Aim: Leaving out all pictures, reproduce the entries below exactly, from the first line through the line that contains "(0,0) rectangle (627,617);".

---------- Task material

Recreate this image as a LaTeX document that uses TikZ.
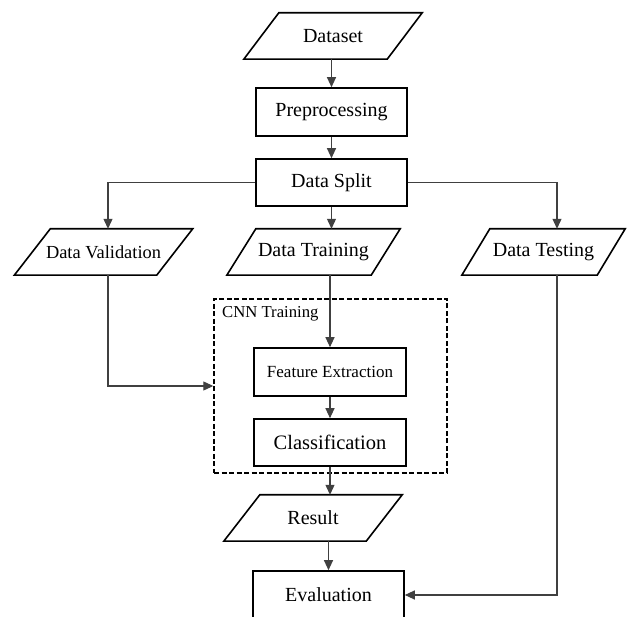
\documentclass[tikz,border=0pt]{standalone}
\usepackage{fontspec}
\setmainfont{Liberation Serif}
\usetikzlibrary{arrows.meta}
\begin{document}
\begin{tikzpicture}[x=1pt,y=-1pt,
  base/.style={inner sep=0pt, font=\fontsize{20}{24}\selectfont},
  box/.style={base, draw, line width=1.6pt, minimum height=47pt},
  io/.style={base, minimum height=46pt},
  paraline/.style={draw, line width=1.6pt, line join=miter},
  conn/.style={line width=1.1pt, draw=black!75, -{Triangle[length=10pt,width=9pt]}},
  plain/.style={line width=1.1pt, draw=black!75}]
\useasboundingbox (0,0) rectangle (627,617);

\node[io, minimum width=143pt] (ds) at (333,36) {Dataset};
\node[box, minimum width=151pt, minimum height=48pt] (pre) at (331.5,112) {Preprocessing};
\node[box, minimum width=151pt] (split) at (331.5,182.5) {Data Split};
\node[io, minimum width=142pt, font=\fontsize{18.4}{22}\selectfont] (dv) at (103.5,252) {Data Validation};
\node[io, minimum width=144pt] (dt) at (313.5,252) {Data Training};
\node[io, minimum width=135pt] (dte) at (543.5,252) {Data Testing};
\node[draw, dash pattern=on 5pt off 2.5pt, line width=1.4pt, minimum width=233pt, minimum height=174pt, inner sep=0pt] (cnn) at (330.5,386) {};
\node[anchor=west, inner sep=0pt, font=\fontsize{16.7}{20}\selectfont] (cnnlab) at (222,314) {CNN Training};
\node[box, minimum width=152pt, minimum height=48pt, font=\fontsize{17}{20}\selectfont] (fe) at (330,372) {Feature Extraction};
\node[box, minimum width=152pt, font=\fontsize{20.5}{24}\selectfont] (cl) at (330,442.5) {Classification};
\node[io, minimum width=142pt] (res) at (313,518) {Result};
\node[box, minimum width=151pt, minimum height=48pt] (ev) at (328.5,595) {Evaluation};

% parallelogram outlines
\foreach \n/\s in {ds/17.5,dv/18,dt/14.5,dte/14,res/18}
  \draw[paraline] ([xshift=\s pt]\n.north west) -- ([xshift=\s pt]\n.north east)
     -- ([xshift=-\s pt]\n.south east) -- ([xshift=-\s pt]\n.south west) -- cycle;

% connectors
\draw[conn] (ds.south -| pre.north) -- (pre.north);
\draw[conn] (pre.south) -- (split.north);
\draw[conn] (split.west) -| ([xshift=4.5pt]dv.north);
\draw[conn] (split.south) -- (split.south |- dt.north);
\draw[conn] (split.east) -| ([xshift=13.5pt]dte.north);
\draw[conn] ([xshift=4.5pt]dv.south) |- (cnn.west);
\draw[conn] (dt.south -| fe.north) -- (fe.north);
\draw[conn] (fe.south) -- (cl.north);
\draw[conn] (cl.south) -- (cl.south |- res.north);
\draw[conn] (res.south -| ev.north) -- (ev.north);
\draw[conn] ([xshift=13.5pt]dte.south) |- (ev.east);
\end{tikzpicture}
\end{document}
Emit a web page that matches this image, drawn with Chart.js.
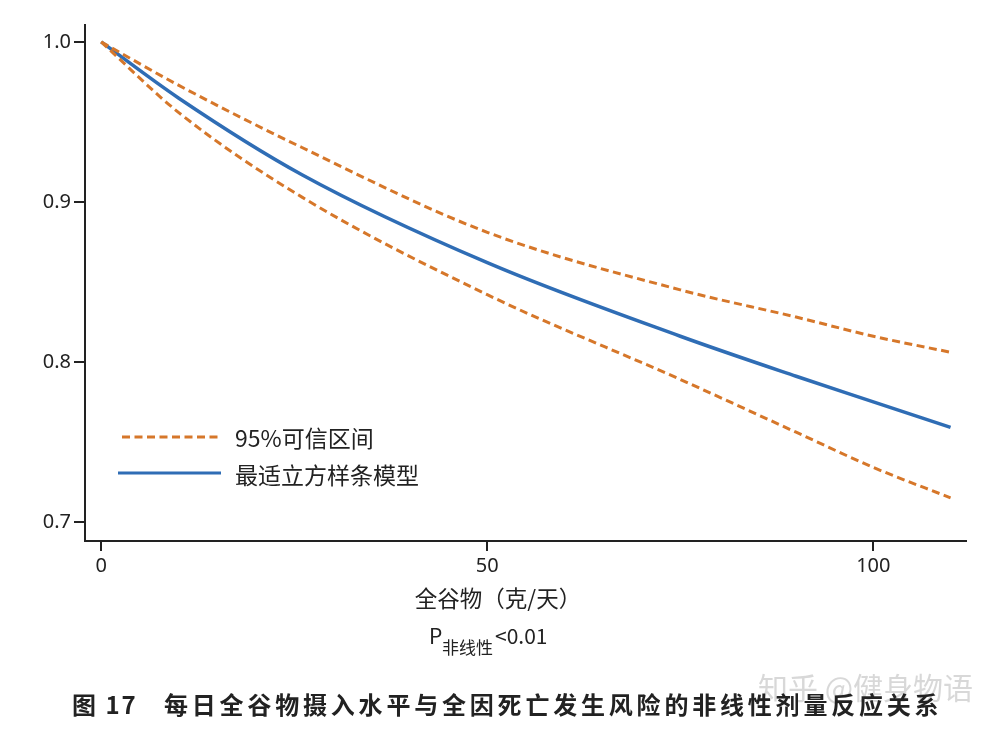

--------------------

Answer for the task:
Recreate this image as a LaTeX document that uses TikZ.
\documentclass[tikz,border=0pt]{standalone}
\usepackage{fontspec}
\setmainfont{Liberation Serif}
\usetikzlibrary{arrows.meta}
\begin{document}
\begin{tikzpicture}[x=1pt,y=-1pt,
  base/.style={inner sep=0pt, font=\fontsize{20}{24}\selectfont},
  box/.style={base, draw, line width=1.6pt, minimum height=47pt},
  io/.style={base, minimum height=46pt},
  paraline/.style={draw, line width=1.6pt, line join=miter},
  conn/.style={line width=1.1pt, draw=black!75, -{Triangle[length=10pt,width=9pt]}},
  plain/.style={line width=1.1pt, draw=black!75}]
\useasboundingbox (0,0) rectangle (627,617);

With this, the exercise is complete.